» Your task
Copy exactly the lines that run from the top of the listing to the line containing "0.0617, 0.0633, 0.0633]", both ends included, and omit the pictures.

--- start ---

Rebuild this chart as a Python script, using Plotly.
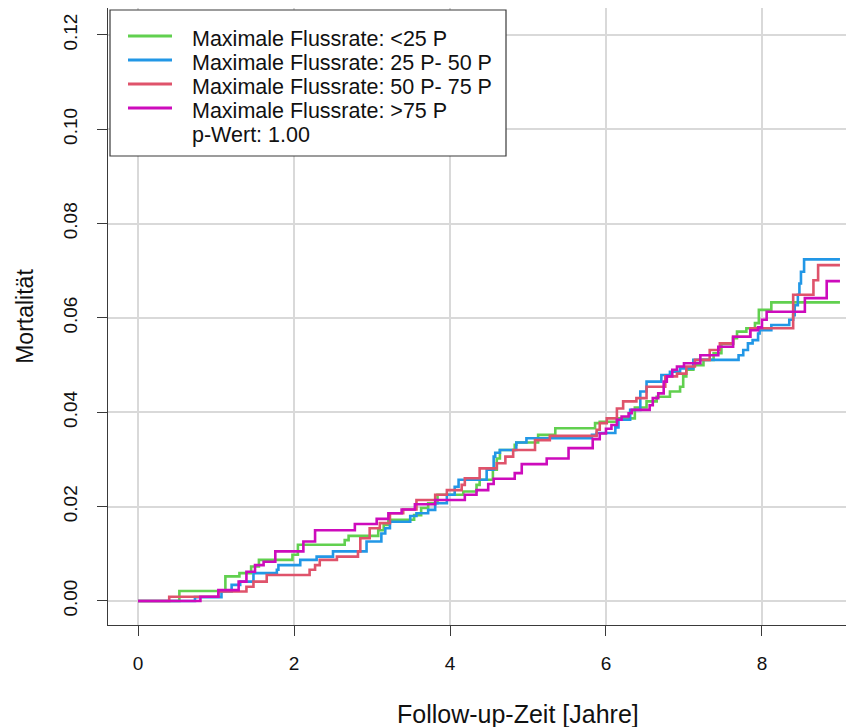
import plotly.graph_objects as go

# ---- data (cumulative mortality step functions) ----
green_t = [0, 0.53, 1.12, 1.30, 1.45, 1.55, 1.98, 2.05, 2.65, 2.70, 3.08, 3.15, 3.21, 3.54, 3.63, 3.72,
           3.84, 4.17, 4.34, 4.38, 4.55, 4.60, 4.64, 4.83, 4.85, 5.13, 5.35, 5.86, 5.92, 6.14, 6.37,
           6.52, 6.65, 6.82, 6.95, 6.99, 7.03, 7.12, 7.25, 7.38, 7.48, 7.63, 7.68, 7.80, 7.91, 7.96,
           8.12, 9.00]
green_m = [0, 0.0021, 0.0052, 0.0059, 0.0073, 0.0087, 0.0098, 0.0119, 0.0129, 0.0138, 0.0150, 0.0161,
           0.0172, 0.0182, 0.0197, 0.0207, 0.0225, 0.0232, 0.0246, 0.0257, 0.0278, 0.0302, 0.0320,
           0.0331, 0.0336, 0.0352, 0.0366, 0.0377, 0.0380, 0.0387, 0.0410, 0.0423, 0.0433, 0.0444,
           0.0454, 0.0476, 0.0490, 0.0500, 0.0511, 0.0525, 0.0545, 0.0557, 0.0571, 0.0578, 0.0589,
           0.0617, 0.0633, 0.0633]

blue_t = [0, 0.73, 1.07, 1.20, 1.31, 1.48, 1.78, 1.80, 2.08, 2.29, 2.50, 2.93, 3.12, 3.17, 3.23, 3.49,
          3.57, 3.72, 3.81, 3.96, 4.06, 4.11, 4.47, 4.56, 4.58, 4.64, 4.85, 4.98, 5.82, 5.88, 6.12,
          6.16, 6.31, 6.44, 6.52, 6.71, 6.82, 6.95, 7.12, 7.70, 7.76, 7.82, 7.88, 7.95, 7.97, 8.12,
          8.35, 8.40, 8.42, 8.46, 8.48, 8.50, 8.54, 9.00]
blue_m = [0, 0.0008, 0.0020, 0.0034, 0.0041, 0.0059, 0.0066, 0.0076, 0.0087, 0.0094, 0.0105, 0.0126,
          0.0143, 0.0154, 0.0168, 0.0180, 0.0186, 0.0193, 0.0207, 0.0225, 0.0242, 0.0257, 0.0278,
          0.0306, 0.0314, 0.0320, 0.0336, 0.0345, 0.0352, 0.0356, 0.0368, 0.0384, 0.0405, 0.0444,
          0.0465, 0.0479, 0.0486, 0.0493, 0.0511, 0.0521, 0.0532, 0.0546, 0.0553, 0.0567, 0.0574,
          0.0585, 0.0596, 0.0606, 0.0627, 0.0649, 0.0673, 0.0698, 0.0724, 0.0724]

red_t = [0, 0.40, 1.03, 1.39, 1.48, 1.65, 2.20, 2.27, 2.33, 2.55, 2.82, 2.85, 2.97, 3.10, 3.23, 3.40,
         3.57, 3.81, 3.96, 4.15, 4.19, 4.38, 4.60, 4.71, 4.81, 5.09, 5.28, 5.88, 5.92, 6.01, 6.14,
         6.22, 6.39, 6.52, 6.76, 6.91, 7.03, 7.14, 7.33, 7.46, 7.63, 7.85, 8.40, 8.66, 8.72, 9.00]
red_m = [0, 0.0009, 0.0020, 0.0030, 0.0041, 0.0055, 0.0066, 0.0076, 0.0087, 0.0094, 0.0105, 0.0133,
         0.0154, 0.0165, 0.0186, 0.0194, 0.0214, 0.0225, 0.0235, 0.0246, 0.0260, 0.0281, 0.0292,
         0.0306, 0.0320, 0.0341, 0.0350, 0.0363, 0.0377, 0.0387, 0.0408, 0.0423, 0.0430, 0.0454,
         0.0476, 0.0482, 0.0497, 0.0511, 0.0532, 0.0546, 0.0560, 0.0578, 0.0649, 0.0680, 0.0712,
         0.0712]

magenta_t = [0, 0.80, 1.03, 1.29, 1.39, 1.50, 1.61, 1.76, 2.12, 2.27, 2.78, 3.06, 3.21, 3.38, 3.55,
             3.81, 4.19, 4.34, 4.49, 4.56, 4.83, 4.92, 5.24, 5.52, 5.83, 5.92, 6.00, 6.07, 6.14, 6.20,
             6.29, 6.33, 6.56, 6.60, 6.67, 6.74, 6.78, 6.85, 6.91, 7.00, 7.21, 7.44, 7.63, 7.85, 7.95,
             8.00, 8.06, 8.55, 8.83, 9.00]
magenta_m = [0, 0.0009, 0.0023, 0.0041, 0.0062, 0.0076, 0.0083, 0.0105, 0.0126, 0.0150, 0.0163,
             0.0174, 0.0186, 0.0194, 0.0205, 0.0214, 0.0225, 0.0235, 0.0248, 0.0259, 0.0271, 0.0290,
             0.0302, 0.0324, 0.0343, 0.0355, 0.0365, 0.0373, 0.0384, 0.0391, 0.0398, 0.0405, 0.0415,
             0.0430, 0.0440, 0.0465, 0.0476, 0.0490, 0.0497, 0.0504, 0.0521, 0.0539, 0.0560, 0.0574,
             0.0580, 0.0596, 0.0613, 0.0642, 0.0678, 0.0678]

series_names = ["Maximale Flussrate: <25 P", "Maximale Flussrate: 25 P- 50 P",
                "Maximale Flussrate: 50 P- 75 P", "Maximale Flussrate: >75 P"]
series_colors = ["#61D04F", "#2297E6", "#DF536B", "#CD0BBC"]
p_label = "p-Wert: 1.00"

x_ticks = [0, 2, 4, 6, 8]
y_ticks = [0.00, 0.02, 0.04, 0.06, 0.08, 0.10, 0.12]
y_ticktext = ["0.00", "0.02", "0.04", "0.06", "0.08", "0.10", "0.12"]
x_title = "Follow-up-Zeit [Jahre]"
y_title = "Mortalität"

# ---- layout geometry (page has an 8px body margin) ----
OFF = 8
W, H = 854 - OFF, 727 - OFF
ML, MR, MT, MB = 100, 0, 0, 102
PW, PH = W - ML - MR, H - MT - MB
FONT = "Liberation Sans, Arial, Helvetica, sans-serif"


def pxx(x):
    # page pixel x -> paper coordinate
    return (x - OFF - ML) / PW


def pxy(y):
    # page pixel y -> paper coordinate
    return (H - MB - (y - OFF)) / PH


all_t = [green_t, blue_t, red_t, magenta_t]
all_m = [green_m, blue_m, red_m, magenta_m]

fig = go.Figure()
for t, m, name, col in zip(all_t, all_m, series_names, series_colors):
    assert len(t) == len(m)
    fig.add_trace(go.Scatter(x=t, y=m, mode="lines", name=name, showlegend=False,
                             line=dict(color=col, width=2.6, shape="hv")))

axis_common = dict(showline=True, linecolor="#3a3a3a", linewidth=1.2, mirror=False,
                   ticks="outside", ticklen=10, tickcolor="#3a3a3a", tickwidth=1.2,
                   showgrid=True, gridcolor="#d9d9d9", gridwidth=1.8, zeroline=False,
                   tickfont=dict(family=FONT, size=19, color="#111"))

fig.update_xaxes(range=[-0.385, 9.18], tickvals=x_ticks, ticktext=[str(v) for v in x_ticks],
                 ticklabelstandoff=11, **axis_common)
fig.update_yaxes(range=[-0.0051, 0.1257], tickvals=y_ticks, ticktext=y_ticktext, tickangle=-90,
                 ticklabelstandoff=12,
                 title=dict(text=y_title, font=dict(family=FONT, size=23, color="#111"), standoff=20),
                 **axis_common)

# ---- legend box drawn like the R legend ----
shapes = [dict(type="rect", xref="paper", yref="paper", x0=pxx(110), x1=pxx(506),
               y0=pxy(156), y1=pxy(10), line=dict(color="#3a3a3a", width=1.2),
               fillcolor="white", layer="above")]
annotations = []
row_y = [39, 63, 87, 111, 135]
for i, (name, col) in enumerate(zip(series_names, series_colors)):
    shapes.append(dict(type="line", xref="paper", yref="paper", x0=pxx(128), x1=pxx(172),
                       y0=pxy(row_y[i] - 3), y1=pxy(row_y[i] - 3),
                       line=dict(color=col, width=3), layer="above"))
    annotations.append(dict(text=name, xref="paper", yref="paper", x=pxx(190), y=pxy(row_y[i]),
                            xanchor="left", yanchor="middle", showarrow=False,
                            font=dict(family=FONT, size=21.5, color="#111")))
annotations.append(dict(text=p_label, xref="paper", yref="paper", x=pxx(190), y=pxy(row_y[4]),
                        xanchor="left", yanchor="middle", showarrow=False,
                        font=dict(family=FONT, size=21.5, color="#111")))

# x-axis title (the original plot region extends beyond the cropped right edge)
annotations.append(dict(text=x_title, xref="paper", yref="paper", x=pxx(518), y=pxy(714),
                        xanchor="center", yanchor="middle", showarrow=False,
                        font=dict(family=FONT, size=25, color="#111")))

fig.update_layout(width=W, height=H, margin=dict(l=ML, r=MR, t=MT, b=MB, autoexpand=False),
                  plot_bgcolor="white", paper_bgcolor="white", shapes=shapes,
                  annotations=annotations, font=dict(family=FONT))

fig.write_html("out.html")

--- end ---

» Answer to this problem
Rebuild this chart as a Python script, using Plotly.
import plotly.graph_objects as go

# ---- data (cumulative mortality step functions) ----
green_t = [0, 0.53, 1.12, 1.30, 1.45, 1.55, 1.98, 2.05, 2.65, 2.70, 3.08, 3.15, 3.21, 3.54, 3.63, 3.72,
           3.84, 4.17, 4.34, 4.38, 4.55, 4.60, 4.64, 4.83, 4.85, 5.13, 5.35, 5.86, 5.92, 6.14, 6.37,
           6.52, 6.65, 6.82, 6.95, 6.99, 7.03, 7.12, 7.25, 7.38, 7.48, 7.63, 7.68, 7.80, 7.91, 7.96,
           8.12, 9.00]
green_m = [0, 0.0021, 0.0052, 0.0059, 0.0073, 0.0087, 0.0098, 0.0119, 0.0129, 0.0138, 0.0150, 0.0161,
           0.0172, 0.0182, 0.0197, 0.0207, 0.0225, 0.0232, 0.0246, 0.0257, 0.0278, 0.0302, 0.0320,
           0.0331, 0.0336, 0.0352, 0.0366, 0.0377, 0.0380, 0.0387, 0.0410, 0.0423, 0.0433, 0.0444,
           0.0454, 0.0476, 0.0490, 0.0500, 0.0511, 0.0525, 0.0545, 0.0557, 0.0571, 0.0578, 0.0589,
           0.0617, 0.0633, 0.0633]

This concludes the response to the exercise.